What stands out in the composition of Rageaholic is the balance that Takahashi has found between adding a stylish touch to his visuals whileengendering a dystopian mood. The stylish touch is evident in the many elegantly composed (semi-)static shots within the composition – shots that thoughtfully exploit the geometrical dimension to create pleasing visual tensions and fleeting moments of scopic pleasure. Another element that plays an important role in giving Takahashi’s composition its stylish flavour are the subtle visual decorations (e.g. the wipe transitions, the use of slow-motion, the subtle use of jump-cuts, …etc.), the colour-schemes, and the bursts of cooler rhythmical musical accompaniment.
These stylish flourishes, luckily, do not hinder the blossoming of a sense of uneasiness and dystopian dread. The horror-flavoured music that accompanies the title sequence, for instance, does not merely make the spectator feel ill at ease, but elegantly prepares him/her for the boiling anger and the bursts of violence that will follow. Besides using disconcerting musical pieces throughout the narrative, the atmosphere of despair is further nourished by the straightforward framing of the violent acts and the bloody impact of such violence (Sound-note 1). It is this kind of framing that undercuts any kind of feeling of hope that the bloody finale might have evoked (Effect-note 1, Narra-note 4).
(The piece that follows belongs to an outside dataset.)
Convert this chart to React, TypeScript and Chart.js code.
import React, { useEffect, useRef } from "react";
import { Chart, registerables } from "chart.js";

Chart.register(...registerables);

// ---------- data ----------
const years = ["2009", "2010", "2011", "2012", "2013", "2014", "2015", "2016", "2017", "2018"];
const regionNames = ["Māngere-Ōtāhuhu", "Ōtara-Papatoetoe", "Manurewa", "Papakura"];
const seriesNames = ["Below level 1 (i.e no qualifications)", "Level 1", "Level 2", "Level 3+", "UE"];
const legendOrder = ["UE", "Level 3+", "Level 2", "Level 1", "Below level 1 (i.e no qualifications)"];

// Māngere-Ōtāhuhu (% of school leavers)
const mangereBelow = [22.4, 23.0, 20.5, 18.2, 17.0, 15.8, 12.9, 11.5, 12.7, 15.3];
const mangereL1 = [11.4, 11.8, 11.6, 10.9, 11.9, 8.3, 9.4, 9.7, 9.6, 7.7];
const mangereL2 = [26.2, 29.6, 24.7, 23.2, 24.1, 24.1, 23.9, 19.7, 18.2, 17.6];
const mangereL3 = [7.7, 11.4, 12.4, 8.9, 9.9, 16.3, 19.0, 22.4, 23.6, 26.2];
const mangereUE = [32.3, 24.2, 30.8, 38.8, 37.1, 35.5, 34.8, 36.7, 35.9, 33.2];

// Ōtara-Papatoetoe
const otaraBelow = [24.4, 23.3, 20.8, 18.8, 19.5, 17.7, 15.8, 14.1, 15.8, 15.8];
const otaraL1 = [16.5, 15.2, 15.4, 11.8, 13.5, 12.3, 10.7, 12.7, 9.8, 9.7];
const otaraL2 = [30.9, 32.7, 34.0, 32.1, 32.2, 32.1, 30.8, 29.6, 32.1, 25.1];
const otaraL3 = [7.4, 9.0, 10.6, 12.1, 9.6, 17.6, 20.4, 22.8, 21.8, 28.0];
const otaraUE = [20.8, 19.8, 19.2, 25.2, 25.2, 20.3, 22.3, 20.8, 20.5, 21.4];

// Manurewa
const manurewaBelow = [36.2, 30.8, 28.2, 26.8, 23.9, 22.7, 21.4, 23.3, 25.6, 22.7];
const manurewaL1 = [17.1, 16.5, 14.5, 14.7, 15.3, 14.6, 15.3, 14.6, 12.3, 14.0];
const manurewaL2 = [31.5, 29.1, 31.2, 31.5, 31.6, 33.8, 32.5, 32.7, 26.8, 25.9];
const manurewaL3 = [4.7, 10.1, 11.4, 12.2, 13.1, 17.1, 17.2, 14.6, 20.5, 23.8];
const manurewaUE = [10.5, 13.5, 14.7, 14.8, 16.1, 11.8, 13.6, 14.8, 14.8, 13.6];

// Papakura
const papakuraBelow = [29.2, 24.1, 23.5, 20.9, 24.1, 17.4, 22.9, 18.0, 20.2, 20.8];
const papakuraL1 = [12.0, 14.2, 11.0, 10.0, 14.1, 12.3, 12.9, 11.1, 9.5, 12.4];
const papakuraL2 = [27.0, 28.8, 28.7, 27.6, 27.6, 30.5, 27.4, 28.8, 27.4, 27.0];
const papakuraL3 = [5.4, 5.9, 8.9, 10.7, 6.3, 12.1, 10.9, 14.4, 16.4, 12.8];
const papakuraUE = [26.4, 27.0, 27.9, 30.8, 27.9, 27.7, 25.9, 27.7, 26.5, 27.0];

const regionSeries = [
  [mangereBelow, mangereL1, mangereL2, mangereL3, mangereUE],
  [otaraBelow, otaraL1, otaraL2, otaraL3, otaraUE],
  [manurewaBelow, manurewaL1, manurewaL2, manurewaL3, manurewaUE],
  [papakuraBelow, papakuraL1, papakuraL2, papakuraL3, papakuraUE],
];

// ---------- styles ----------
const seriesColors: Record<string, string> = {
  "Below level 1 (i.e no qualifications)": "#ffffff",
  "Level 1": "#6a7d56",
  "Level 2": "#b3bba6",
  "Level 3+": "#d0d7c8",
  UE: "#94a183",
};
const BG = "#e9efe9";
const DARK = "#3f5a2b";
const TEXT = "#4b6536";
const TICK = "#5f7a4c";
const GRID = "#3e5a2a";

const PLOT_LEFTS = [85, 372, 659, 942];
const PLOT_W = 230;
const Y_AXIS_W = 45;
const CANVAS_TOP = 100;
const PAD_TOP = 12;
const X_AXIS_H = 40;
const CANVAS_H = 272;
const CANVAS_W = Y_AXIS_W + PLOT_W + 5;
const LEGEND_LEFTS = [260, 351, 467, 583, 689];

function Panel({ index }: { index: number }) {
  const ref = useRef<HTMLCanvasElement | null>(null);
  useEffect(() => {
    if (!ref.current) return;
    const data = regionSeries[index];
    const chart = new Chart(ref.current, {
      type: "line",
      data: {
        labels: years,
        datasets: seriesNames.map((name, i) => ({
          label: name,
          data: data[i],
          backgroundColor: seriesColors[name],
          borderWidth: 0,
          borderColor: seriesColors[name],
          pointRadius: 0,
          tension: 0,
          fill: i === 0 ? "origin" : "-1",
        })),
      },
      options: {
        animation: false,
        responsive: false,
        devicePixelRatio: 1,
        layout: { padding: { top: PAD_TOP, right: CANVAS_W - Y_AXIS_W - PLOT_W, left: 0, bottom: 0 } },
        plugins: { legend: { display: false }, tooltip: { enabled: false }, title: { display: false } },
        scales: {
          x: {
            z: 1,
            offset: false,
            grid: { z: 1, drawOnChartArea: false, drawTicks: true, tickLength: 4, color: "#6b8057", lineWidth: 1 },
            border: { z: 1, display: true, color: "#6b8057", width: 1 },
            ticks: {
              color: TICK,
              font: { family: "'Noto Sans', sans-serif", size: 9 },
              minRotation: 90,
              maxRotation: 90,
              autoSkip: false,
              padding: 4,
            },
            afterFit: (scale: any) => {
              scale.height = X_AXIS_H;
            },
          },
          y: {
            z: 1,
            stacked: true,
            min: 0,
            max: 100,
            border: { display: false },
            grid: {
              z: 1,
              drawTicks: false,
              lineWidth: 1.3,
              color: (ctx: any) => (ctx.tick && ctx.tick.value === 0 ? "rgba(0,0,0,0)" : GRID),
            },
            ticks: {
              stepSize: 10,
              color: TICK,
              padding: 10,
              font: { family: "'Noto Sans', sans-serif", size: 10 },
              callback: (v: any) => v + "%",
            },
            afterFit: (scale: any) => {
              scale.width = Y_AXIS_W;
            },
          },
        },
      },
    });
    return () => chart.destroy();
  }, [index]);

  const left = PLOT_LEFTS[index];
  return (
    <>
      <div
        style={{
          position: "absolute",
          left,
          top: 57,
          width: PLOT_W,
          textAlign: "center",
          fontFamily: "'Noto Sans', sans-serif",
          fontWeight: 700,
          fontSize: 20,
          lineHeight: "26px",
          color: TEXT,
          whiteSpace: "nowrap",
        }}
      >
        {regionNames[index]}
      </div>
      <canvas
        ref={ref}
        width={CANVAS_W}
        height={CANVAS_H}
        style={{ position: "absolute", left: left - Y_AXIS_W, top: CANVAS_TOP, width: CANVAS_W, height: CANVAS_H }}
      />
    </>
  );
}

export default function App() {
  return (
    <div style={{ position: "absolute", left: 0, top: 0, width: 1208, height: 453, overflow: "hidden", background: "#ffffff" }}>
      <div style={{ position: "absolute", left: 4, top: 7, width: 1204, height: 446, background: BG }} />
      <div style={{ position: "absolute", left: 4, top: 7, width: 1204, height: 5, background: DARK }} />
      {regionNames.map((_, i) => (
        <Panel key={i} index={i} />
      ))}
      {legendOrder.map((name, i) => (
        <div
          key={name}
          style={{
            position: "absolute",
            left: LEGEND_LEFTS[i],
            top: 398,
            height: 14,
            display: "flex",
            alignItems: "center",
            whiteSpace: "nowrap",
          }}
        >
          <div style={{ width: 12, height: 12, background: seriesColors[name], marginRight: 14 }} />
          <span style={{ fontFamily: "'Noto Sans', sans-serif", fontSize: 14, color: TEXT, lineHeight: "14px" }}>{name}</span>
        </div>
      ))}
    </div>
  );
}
The narrative structure of Rageaholic, at least for the first half, intermingles the unfolding of three threads at the same time. By unfolding each narrative in a fragmentary way, Takahashi succeeds in thoughtfully playing with the signifier and keeps his audience engaged. In fact, he gives the spectator enough signifiers to fleetingly still his hunger for meaning yet withholds some to keep him/her craving for more, to find out what happens next. On the other hand, Takahashi struggles to make the narrative rhythm fluid enough, introducing obstacles – scenes that go on a bit too long – that make the road to its bloody finale feel longer that it truly is.
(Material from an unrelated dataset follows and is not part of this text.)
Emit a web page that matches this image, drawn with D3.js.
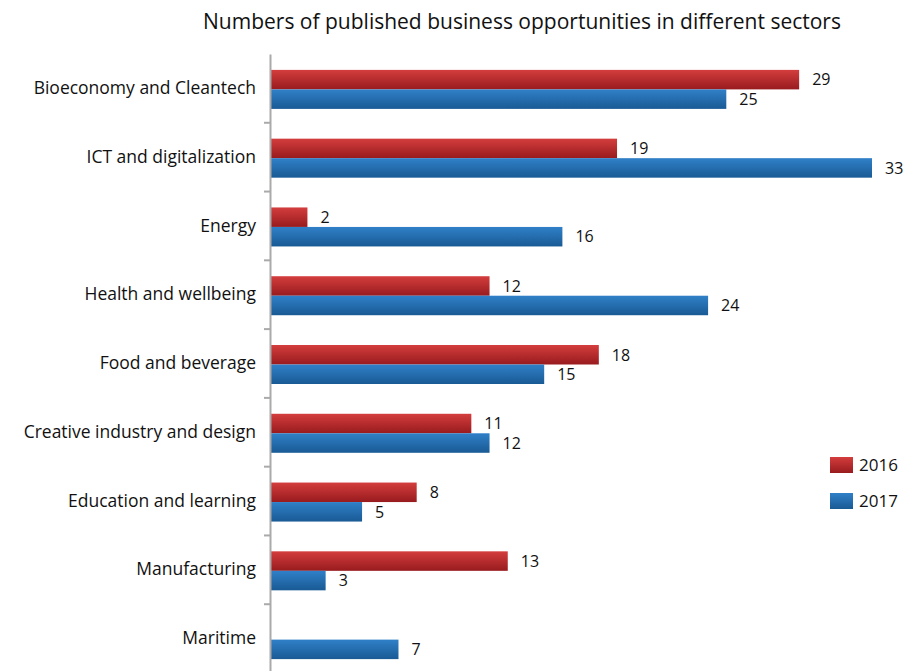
<!DOCTYPE html>
<html>
<head>
<meta charset="utf-8">
<script src="https://cdn.jsdelivr.net/npm/d3@7"></script>
<style>
  body { margin: 0; background: #fff; }
  svg { display: block; font-family: "Open Sans", "Noto Sans", sans-serif; }
</style>
</head>
<body>
<svg id="chart" width="904" height="671"></svg>
<script>
const categories = [
  "Bioeconomy and Cleantech",
  "ICT and digitalization",
  "Energy",
  "Health and wellbeing",
  "Food and beverage",
  "Creative industry and design",
  "Education and learning",
  "Manufacturing",
  "Maritime"
];
const seriesNames = ["2016", "2017"];
const values2016 = [29, 19, 2, 12, 18, 11, 8, 13, null];
const values2017 = [25, 33, 16, 24, 15, 12, 5, 3, 7];

const svg = d3.select("#chart");
const margin = { top: 54, left: 271 };
const plotBottom = 673;

const defs = svg.append("defs");
const grads = [
  { id: "g2016", top: "#d43d3d", bottom: "#981b1e" },
  { id: "g2017", top: "#3080c8", bottom: "#195a94" }
];
grads.forEach(g => {
  const lg = defs.append("linearGradient").attr("id", g.id)
    .attr("x1", 0).attr("y1", 0).attr("x2", 0).attr("y2", 1);
  lg.append("stop").attr("offset", "0%").attr("stop-color", g.top);
  lg.append("stop").attr("offset", "100%").attr("stop-color", g.bottom);
});

const y = d3.scaleBand().domain(categories).range([margin.top, plotBottom]).paddingInner(0).paddingOuter(0);
const x = d3.scaleLinear().domain([0, 33]).range([margin.left, 872]);
const barH = 19.5;

const rows = categories.map((c, i) => ({ cat: c, v: [values2016[i], values2017[i]] }));

const g = svg.append("g");
rows.forEach(r => {
  const mid = y(r.cat) + y.bandwidth() / 2 + 1;
  r.v.forEach((v, k) => {
    if (v == null) return;
    const top = mid - barH + k * barH;
    g.append("rect")
      .attr("x", x(0)).attr("y", top)
      .attr("width", x(v) - x(0)).attr("height", barH)
      .attr("fill", `url(#${grads[k].id})`);
    g.append("text")
      .attr("x", x(v) + 13).attr("y", top + barH / 2)
      .attr("dy", "0.36em")
      .attr("font-size", 16).attr("fill", "#111")
      .text(v);
  });
});

// Category axis on the left
const axis = d3.axisLeft(y).tickSize(0).tickPadding(14);
const ax = svg.append("g").attr("transform", `translate(${margin.left - 1},0)`).call(axis);
ax.select(".domain").attr("stroke", "#aaa").attr("stroke-width", 2);
ax.selectAll("text").attr("font-size", 17.5).attr("fill", "#111")
  .attr("font-family", "\"Open Sans\", sans-serif");

// Tick marks between categories
const boundaries = categories.slice(1).map(c => y(c));
svg.append("g").selectAll("line").data(boundaries).join("line")
  .attr("x1", margin.left - 7).attr("x2", margin.left - 1)
  .attr("y1", d => d).attr("y2", d => d)
  .attr("stroke", "#aaa").attr("stroke-width", 2);

// Title
svg.append("text")
  .attr("x", 522).attr("y", 29)
  .attr("text-anchor", "middle")
  .attr("font-size", 21).attr("fill", "#111")
  .text("Numbers of published business opportunities in different sectors");

// Legend
const legend = svg.append("g");
seriesNames.forEach((s, k) => {
  const ly = 457 + k * 36;
  legend.append("rect").attr("x", 830).attr("y", ly).attr("width", 23).attr("height", 16)
    .attr("fill", `url(#${grads[k].id})`);
  legend.append("text").attr("x", 859).attr("y", ly + 8).attr("dy", "0.36em")
    .attr("font-size", 17).attr("fill", "#111").text(s);
});
</script>
</body>
</html>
Rageaholic is a great dystopian narrative. It might not be the most subtle narrative about how the law can become a support for evil and become a tool to annihilate the subject’s right to play with society’s rules, ideals, and demands to embark on the path to become subject, but with all the blood that flows and punches that are delivered Takahashi clearly gives expression to his fear of certain right-wing tendencies that linger within Japanese society.
Notes
Narra-note 1: The reason why the safety patrol of Fujimi follows the letter of the law is simply because the law, as made present in their subjective experience by their uber-ich, perceives all.
Psycho-note 2: Of course, the presence of the eye of the Other does not completely squash the ability of the subject to transgress the law or flee its oppressive presence. Yet, such acts of rebellion should remain hidden and avoid the patriarchal societal light of ‘meek happiness’. Once such act is perceived by this light, it will be violently eradicated to ensure the image of peacefulness persists.
As Rageaholic shows, such system creates a situation in which the oppressive peacefulness of the societal field creates exiles, subjects who do not fit or do not want to fit within such system, while remaining blind for the truly vile excesses of jouissance.
Narra-note 3: Momoyama fully embodies the sexist patriarchal law. The fact that he destroyed Fujimi’s places of adult-entertainment but keeps two well-chested beauties by his side is not contradictory. The ultimately aim of such destruction is to take away the subjective freedom of women to utilize her own sexualized body – this freedom is vile – and the presence of two women is to continually please his fantasy of being the ‘patriarchal’ object-of-desire.
Narra-note 4: The finale also underlines that something remains highly problematic in Fukama’s rage. This something is nothing other than jouissance as such.
Sound-note 1: Of course, the dull sound of the punches and kicks also plays a role in reverberating the gloom within the atmosphere.
Effect-note 1: It is quite evident that the blood-splatter is ‘fake’ and added in post-production but it does not hinder the spectator’s enjoyment.